Between the upcoming wars, the interest rates and the urban decay, the fun times are over. Time to get serious again. And guess what? The Leafs and Knicks are doing that.
If you’ve been watching the Leafs your whole life, Tuesday night’s third-period, three-goal comeback in Tampa was not exciting. It was more disorienting.
You have believed for most of your life that things go one way – that water runs downhill. As Morgan Rielly saucered in the tying goal from the blueline, you were watching water do a 180 and start climbing the wall. After Alex Kerfoot tipped in the winner, you may have had trouble getting up off the couch. It was getting hard to tell which way was up.
Nothing’s changed yet and, sure, they’ve been in this position before, but it does feel different, doesn’t it? The Leafs are up 3-1 with two home games in hand. If Toronto loses the series now, there will be no need to fire anyone. After the riots, there won’t be an office left for anyone at Maple Leafs Sports and Entertainment to go back to.

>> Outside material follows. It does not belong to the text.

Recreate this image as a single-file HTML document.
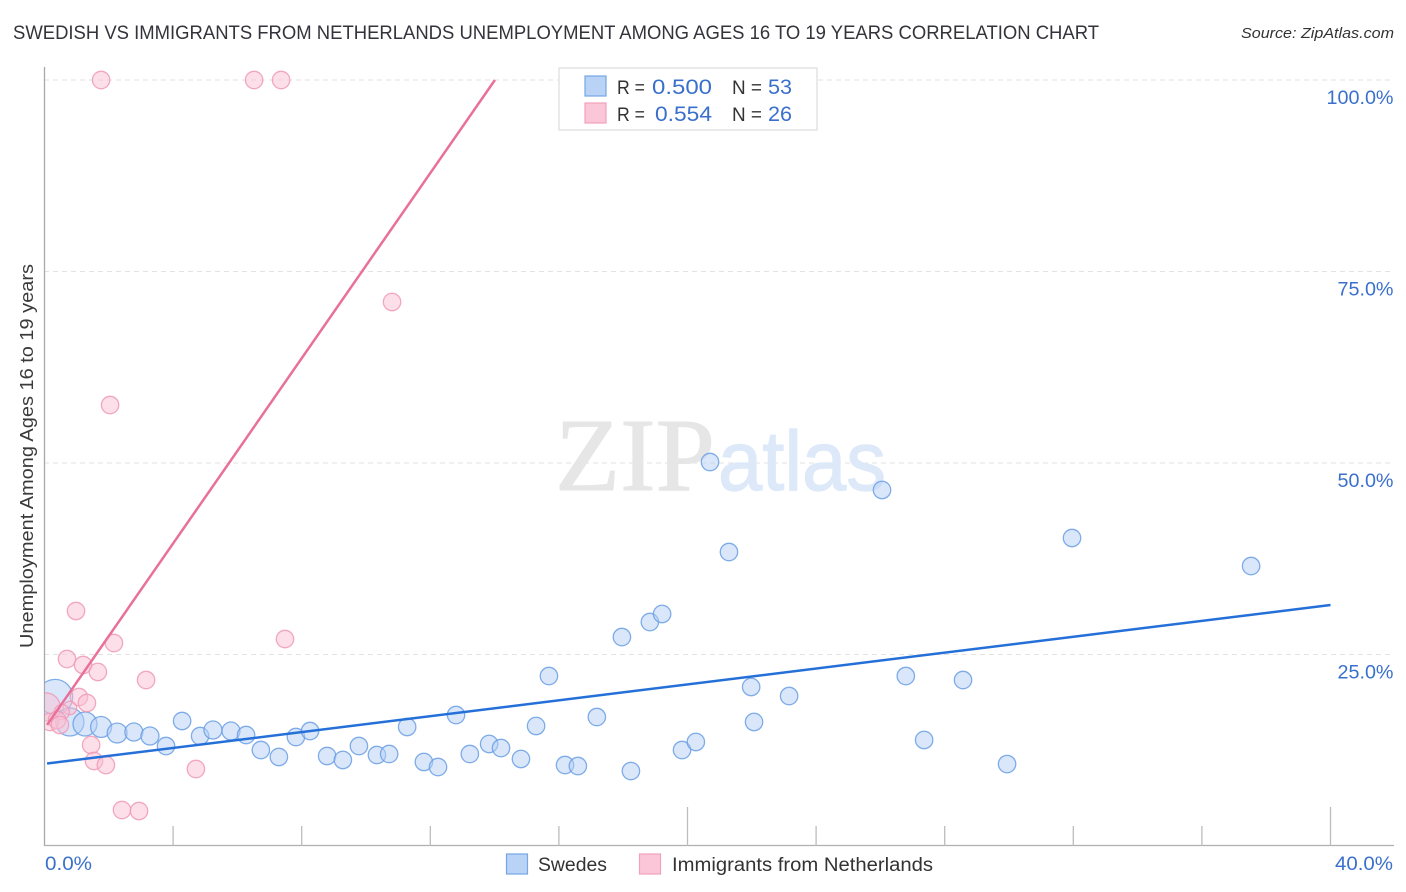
<!DOCTYPE html>
<html lang="en">
<head>
<meta charset="utf-8">
<title>Swedish vs Immigrants from Netherlands Unemployment Correlation Chart</title>
<style>
html,body{margin:0;padding:0;background:#fff;width:1406px;height:892px;overflow:hidden}
svg{display:block}
text{font-family:"Liberation Sans",sans-serif}
</style>
</head>
<body>
<svg id="chart" xmlns="http://www.w3.org/2000/svg" width="1406" height="892" viewBox="0 0 1406 892">
  <defs><clipPath id="plot-clip"><rect x="45" y="60" width="1349" height="785"/></clipPath></defs>
  <text x="13" y="39" font-size="19.5" fill="#33333b" textLength="1086" lengthAdjust="spacingAndGlyphs">SWEDISH VS IMMIGRANTS FROM NETHERLANDS UNEMPLOYMENT AMONG AGES 16 TO 19 YEARS CORRELATION CHART</text>
  <text x="1241" y="38" font-size="15" font-style="italic" fill="#333" textLength="153" lengthAdjust="spacingAndGlyphs">Source: ZipAtlas.com</text>
  <text transform="translate(33,648) rotate(-90)" font-size="18" fill="#3a3a3a" textLength="384" lengthAdjust="spacingAndGlyphs">Unemployment Among Ages 16 to 19 years</text>
  <g id="grid"></g>
  <g>
    <text x="555" y="490" font-size="104" fill="#e6e6e6" stroke="#e6e6e6" stroke-width="1" textLength="160" lengthAdjust="spacingAndGlyphs" style="font-family:'Liberation Serif',serif">ZIP</text>
    <text x="718" y="490" font-size="84" fill="#dde9f9" stroke="#dde9f9" stroke-width="1.2" textLength="168" lengthAdjust="spacingAndGlyphs">atlas</text>
  </g>
  <g id="axes"></g>
  <g id="marks" clip-path="url(#plot-clip)"></g>
  <g id="labels"></g>
  <g>
    <rect x="559" y="68" width="258" height="62" fill="#fff" stroke="#dcdcdc" stroke-width="1.2"/>
    <rect x="585" y="76" width="21" height="20" fill="#b9d3f6" stroke="#74a6e6" stroke-width="1.2"/>
    <rect x="585" y="103" width="21" height="20" fill="#fac6d8" stroke="#f2a2bb" stroke-width="1.2"/>
    <text x="617" y="94" font-size="19" fill="#333" textLength="28" lengthAdjust="spacingAndGlyphs">R =</text>
    <text x="652" y="94" font-size="21" fill="#3a70cc" textLength="60" lengthAdjust="spacingAndGlyphs">0.500</text>
    <text x="732" y="94" font-size="19" fill="#333" textLength="30" lengthAdjust="spacingAndGlyphs">N =</text>
    <text x="768" y="94" font-size="21" fill="#3a70cc" textLength="24" lengthAdjust="spacingAndGlyphs">53</text>
    <text x="617" y="121" font-size="19" fill="#333" textLength="28" lengthAdjust="spacingAndGlyphs">R =</text>
    <text x="655" y="121" font-size="21" fill="#3a70cc" textLength="57" lengthAdjust="spacingAndGlyphs">0.554</text>
    <text x="732" y="121" font-size="19" fill="#333" textLength="30" lengthAdjust="spacingAndGlyphs">N =</text>
    <text x="768" y="121" font-size="21" fill="#3a70cc" textLength="24" lengthAdjust="spacingAndGlyphs">26</text>
  </g>
  <g>
    <rect x="506.500" y="854" width="21" height="20" fill="#b9d3f6" stroke="#74a6e6" stroke-width="1.2"/>
    <text x="538" y="871" font-size="19" fill="#333" textLength="69" lengthAdjust="spacingAndGlyphs">Swedes</text>
    <rect x="639.500" y="854" width="21" height="20" fill="#fac6d8" stroke="#f2a2bb" stroke-width="1.2"/>
    <text x="672" y="871" font-size="19" fill="#333" textLength="261" lengthAdjust="spacingAndGlyphs">Immigrants from Netherlands</text>
  </g>
</svg>
<script>
const swedesX = [0.33,0.79,1.26,1.76,2.26,2.78,3.28,3.78,4.28,4.84,5.24,5.80,6.27,6.73,7.29,7.82,8.26,8.79,9.28,9.78,10.34,10.72,11.28,11.80,12.24,12.80,13.23,13.83,14.20,14.82,15.29,15.69,16.19,16.59,17.18,17.96,18.24,18.83,19.21,19.83,20.26,20.70,21.29,21.98,22.07,23.16,26.05,26.79,27.36,28.57,29.94,31.96,37.53];
const swedesY = [19.45,16.19,15.93,15.54,14.75,14.88,14.36,13.05,16.32,14.36,15.14,15.01,14.49,12.53,11.62,14.23,15.01,11.75,11.23,13.05,11.88,12.01,15.54,10.97,10.31,17.10,12.01,13.32,12.79,11.36,15.67,22.19,10.57,10.44,16.84,27.28,9.79,29.24,30.29,12.53,13.58,50.13,38.38,20.76,16.19,19.58,46.48,22.19,13.84,21.67,10.70,40.21,36.55];
const swedesWeight = [4.1,2.6,1.9,1.45,1.3,1.07,1.07,1,1,1,1.07,1.07,1,1,1,1,1,1,1,1,1,1,1,1,1,1,1,1,1,1,1,1,1,1,1,1,1,1,1,1,1,1,1,1,1,1,1,1,1,1,1,1,1];
const immigrantsX = [1.76,6.52,7.36,10.81,2.04,0.98,7.48,2.16,0.70,1.20,3.16,1.66,1.07,1.32,1.45,1.54,1.91,4.71,2.41,2.94,0.05,0.79,0.54,0.17,0.39,0.48];
const immigrantsY = [100,100,100,71.02,57.57,30.68,27.02,26.50,24.41,23.63,21.67,22.72,19.45,18.67,13.19,11.10,10.57,10.05,4.70,4.57,18.15,18.02,17.49,16.19,16.45,15.80];
const immigrantsWeight = [1,1,1,1,1,1,1,1,1,1,1,1,1,1,1,1,1,1,1,1,2.6,0.6,0.75,1,1,1];
const swedesTrendX = [0.08,40];
const swedesTrendY = [10.77,31.46];
const immigrantsTrendX = [0.08,14.01];
const immigrantsTrendY = [15.8,100];
const yTicks = [100,75,50,25];
const yTickLabels = ['100.0%','75.0%','50.0%','25.0%'];
const xTicks = [4,8,12,16,20,24,28,32,36,40];
const xMajorTicks = [20,40];
const xEndLabels = ['0.0%','40.0%'];

const SVGNS = 'http://www.w3.org/2000/svg';
function xScale(v){ return 44.5 + v * 32.15; }
function yScale(v){ return 846 - v * 7.66; }
function make(parent, tag, attrs, txt){
  const el = document.createElementNS(SVGNS, tag);
  for (const k in attrs) el.setAttribute(k, attrs[k]);
  if (txt !== undefined) el.textContent = txt;
  parent.appendChild(el);
  return el;
}
const grid = document.getElementById('grid');
const axes = document.getElementById('axes');
const marks = document.getElementById('marks');
const labels = document.getElementById('labels');

yTicks.forEach(function(t, i){
  const l = make(grid, 'line', {x1:44, x2:1393, y1:yScale(t), y2:yScale(t), stroke:'#e2e2e2', 'stroke-width':1, 'stroke-dasharray':'5 4'});
  
  
  const w = yTickLabels[i].length > 5 ? 67 : 56;
  const tx = make(labels, 'text', {x:1393.500 - w, y:yScale(t) + 24, 'font-size':19.5, fill:'#3a70cc', textLength:w, lengthAdjust:'spacingAndGlyphs'}, yTickLabels[i]);
  
  
});

const yAxis = make(axes, 'line', {x1:44.5, x2:44.5, y1:67, y2:846, stroke:'#a8a8a8', 'stroke-width':1.3});


const xAxis = make(axes, 'line', {x1:44, x2:1394, y1:845.5, y2:845.5, stroke:'#b0b0b0', 'stroke-width':1.3});


xTicks.forEach(function(t){
  const major = xMajorTicks.indexOf(t) >= 0;
  const tick = make(axes, 'line', {x1:xScale(t), x2:xScale(t), y1:major ? 807 : 826, y2:846, stroke:'#bcbcbc', 'stroke-width':1.3});
  
  
});
const x0 = make(labels, 'text', {x:45, y:870, 'font-size':19.5, fill:'#3a70cc', textLength:47, lengthAdjust:'spacingAndGlyphs'}, xEndLabels[0]);


const x1 = make(labels, 'text', {x:1335, y:870, 'font-size':19.5, fill:'#3a70cc', textLength:58, lengthAdjust:'spacingAndGlyphs'}, xEndLabels[1]);



function drawPoints(xs, ys, ws, fill, stroke, name){
  xs.forEach(function(v, i){
    const c = make(marks, 'circle', {cx:xScale(v), cy:yScale(ys[i]), r:8.7 * Math.sqrt(ws[i]), fill:fill, 'fill-opacity':0.5, stroke:stroke, 'stroke-opacity':0.85, 'stroke-width':1.3});
    
    
  });
}
drawPoints(swedesX, swedesY, swedesWeight, '#b5d0f5', '#6a9fe4', 'swedes');
drawPoints(immigrantsX, immigrantsY, immigrantsWeight, '#f9c0d3', '#f09ab5', 'immigrants');

const blueLine = make(marks, 'line', {x1:xScale(swedesTrendX[0]), y1:yScale(swedesTrendY[0]), x2:xScale(swedesTrendX[1]), y2:yScale(swedesTrendY[1]), stroke:'#2470d8', 'stroke-width':2.5});


const pinkLine = make(marks, 'line', {x1:xScale(immigrantsTrendX[0]), y1:yScale(immigrantsTrendY[0]), x2:xScale(immigrantsTrendX[1]), y2:yScale(immigrantsTrendY[1]), stroke:'#e8709a', 'stroke-width':2.5});


</script>
</body>
</html>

In New York, the Knicks are having their own 3-1 moment. Like the Leafs, everyone figured they were good enough to win their first round against the Cleveland Cavaliers. Everyone also figured they’d lose anyway.
We have gotten ourselves to a strange place where it is assumed that New York City will lose to Nowheresville, Ohio, at basketball and Toronto will lose to Florida at hockey. Imagine telling that to a fan of 50 years ago. They’d have laughed at you.
But this is part of what made the last 20 years so weird – this sort of thing became normal and accepted. The best teams in the world could be the worst teams in the world. It proves people will get used to – and pay for – anything.
At the risk of jinxing things, that’s about to end. Now we’re into a back-to-the-future present where the Leafs and Knicks are expected to achieve baseline sporting competency on a regular basis.
Unless we’re talking about putting roofs on arenas or ending the indentured servitude of the reserve clause, there are no new eras in sports. It’s the same show with different actors. But if the two most illogically cursed teams in sport are about to change the storyline, that will require a few rewrites in standard operating procedure.
If the Leafs and Knicks are good, that’s good for their leagues. What’s good for leagues is good for broadcast. What’s good for broadcast is good for media as a whole. And what’s good for all the institutions who live off sports is probably bad for fans. If you were willing to pay for the Leafs when they were atrocious, how much might you be willing to pay now that they aren’t?
It goes to the theory that all of us are being moved by the invisible hand of the market. For most of us, when times get bad, that means switching up to the discount grocery store. And for a legendary sports franchise, it means finally coming to grips with the fact that you can’t fool people forever.